Nella trattazione di Orsola Caccia, nota già all'epoca e autrice di importanti opere commissionate da personaggi illustri, in particolare da Maria Cristina, sorella di Luigi XIII re di Francia, la giovane studiosa ha posto l'attenzione sul suo stile più raffinato rispetto a quello del padre: “Le sue eleganti nature morte racchiudono uno specifico significato, diventano portatrici di metafore sacre con precisi e percepibili segni simbolici in linea con le direttive conciliari”.

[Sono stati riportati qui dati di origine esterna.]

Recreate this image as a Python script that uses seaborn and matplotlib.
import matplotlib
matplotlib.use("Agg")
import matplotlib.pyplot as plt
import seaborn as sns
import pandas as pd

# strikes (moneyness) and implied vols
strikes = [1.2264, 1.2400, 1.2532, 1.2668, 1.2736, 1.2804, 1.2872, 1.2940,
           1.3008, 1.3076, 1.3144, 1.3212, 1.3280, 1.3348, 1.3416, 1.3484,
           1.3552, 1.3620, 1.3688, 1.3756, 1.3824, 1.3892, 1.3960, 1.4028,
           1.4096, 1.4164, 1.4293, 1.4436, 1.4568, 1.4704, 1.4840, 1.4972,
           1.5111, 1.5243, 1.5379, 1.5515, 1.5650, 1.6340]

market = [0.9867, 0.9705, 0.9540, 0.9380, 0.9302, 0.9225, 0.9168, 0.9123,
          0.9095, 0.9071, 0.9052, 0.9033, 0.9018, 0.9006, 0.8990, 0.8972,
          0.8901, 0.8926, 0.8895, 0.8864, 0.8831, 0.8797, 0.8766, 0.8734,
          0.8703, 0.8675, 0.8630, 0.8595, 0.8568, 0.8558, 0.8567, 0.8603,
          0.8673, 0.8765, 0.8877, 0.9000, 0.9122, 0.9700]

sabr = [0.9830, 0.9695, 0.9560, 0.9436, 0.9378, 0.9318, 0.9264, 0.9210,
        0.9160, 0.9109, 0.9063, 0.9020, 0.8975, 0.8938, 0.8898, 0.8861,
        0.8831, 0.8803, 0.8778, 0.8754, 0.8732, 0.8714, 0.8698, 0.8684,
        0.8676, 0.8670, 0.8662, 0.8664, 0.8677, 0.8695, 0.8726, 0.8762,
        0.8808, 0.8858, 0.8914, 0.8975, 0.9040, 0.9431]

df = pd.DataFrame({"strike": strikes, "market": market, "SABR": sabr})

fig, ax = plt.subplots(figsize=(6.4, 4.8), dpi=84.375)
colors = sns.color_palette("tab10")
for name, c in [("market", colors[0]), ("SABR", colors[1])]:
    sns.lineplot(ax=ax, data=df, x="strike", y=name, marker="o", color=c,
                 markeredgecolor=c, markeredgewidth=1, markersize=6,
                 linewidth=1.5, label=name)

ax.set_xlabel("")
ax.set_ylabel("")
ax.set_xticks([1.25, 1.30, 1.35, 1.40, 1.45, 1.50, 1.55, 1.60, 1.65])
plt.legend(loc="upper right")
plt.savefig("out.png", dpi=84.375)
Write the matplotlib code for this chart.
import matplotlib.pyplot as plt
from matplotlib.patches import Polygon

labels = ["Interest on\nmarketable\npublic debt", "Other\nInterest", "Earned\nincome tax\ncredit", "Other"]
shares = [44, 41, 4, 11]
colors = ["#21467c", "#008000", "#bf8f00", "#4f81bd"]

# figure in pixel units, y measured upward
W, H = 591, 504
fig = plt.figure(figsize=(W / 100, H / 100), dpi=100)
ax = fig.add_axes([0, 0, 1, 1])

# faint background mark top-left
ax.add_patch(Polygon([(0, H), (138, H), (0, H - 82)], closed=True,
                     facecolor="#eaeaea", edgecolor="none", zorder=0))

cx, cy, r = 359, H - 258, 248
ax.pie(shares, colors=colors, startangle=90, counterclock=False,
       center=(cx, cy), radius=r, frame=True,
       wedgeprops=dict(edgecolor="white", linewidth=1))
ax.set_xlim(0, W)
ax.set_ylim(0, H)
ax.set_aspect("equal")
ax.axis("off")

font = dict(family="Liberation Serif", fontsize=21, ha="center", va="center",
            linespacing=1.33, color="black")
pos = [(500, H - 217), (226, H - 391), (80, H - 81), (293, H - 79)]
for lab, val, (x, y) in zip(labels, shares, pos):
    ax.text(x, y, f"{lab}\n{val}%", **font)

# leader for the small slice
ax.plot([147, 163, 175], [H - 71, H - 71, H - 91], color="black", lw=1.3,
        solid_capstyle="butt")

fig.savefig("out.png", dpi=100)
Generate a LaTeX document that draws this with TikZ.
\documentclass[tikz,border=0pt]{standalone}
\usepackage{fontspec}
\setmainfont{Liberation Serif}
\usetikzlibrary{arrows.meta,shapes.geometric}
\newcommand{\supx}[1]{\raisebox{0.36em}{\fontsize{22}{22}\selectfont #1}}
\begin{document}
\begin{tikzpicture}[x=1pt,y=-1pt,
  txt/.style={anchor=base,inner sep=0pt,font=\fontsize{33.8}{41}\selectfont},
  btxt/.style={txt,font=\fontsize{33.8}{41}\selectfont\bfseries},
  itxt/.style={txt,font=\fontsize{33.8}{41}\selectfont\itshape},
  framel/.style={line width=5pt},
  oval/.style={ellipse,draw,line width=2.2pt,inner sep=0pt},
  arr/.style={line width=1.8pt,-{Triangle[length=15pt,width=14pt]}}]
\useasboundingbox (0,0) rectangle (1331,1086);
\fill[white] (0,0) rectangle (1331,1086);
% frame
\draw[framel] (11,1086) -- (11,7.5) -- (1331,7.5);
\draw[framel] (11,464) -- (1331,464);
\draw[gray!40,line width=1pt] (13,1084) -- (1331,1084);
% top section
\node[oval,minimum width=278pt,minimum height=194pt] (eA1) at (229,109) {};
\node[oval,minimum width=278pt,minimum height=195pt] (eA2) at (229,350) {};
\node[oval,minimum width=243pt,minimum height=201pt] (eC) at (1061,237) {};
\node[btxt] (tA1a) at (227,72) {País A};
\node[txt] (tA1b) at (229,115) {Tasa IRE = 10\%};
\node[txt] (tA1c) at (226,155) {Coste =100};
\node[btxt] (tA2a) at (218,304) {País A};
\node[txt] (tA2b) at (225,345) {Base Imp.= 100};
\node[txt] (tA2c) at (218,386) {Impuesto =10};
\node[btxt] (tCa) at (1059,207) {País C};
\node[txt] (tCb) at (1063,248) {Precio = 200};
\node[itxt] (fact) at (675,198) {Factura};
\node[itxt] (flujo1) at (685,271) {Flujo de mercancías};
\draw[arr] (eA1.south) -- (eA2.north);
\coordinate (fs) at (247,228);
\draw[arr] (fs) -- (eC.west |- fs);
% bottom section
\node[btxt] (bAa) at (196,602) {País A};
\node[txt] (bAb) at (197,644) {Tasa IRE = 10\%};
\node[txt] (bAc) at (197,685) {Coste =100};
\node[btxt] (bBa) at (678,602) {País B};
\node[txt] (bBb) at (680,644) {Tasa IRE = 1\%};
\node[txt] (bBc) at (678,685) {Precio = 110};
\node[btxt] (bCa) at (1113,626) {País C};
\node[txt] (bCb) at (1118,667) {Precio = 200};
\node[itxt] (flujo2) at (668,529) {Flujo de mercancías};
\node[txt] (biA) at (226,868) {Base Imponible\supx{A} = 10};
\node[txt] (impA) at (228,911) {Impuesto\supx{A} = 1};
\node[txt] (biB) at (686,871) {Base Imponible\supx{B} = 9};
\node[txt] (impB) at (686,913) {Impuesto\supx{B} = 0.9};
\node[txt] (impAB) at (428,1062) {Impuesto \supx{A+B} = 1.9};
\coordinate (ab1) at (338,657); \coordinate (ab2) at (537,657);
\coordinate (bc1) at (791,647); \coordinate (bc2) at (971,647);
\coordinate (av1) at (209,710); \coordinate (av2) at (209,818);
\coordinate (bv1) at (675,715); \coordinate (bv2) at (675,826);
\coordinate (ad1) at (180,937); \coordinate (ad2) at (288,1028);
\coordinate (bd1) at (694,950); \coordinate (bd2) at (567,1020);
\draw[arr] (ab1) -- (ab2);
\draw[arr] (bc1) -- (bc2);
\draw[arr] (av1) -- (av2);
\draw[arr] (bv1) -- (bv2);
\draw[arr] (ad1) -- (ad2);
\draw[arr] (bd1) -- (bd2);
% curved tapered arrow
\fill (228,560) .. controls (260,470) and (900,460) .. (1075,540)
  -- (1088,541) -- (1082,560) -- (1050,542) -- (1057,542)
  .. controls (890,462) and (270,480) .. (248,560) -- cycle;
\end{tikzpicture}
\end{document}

Orsola è stata recentemente rivalutata, rispetto alla posizione semplicistica di figlia d’arte, dagli studi del Professor Cottino e Marco Franzone, storico dell’arte, studioso di pittura antica, ne ha evidenziato le capacità artistiche e quelle organizzative, ricordando come Orsola sopravviva al padre per ben cinquantuno anni e lavori accanto al padre nella casa-convento solo per sei mesi. Franzone è poi passato ad una analisi stilistica delle quattro opere di collezioni private esposte in occasione del convegno, attribuite a Orsola Caccia. Il Gesù Bambino vegliato dalla Vergine e angeli, uguale ad un’analoga opere conservata nella chiesa parrocchiale di Bianzè, tranne che per un dettaglio: lo stemma, l’uno dei Gesuiti l’altro dei Tizzoni: “E’ un quadro molto bello che trasporta nell’universo emotivo di Orsola, che declina l’architettura del silenzio e può essere considerato come una sorta di manifesto emotivo”. Santa Cristina è stata descritta da Franzone come: “Un’immagine perfettamente devota, secondo i canoni della Controriforma, fatta per i fedeli”, mentre la  Maddalena penitente, è: “Un’immagine costruita in maniera arcaica, con la figura di profilo e tutti gli attributi tradizionali, ma con due elementi tipici di Orsola: i fiori raggruppati in mazzi e anche sparsi e il gruppo alberato, presente come una possibilità di conforto”. L’altra Maddalena è: “Eccezionalmente stravagante, ritratta nel momento in cui scende la grazia divina per completare il suo pentimento”. I colori squillanti, i dettagli “frivoli”, evocano l’universo materiale inquieto di questa Maddalena: “Anche qui tanti fiori recisi dipinti con meravigliosa varietà cromatica: è un’immagine atipica per Orsola, forse la materializzazione malinconica di qualcosa che la monaca di clausura non aveva mai conosciuto”.

La giornata di Moncalvo è stata un’occasione felice per conoscere qualcosa in più su Guglielmo e Orsola, applicando le conoscenze acquisite all’analisi di quadri che non avevano ancora un’attribuzione certa, ma soprattutto è stato valorizzato il lavoro di due giovani storiche dell’arte.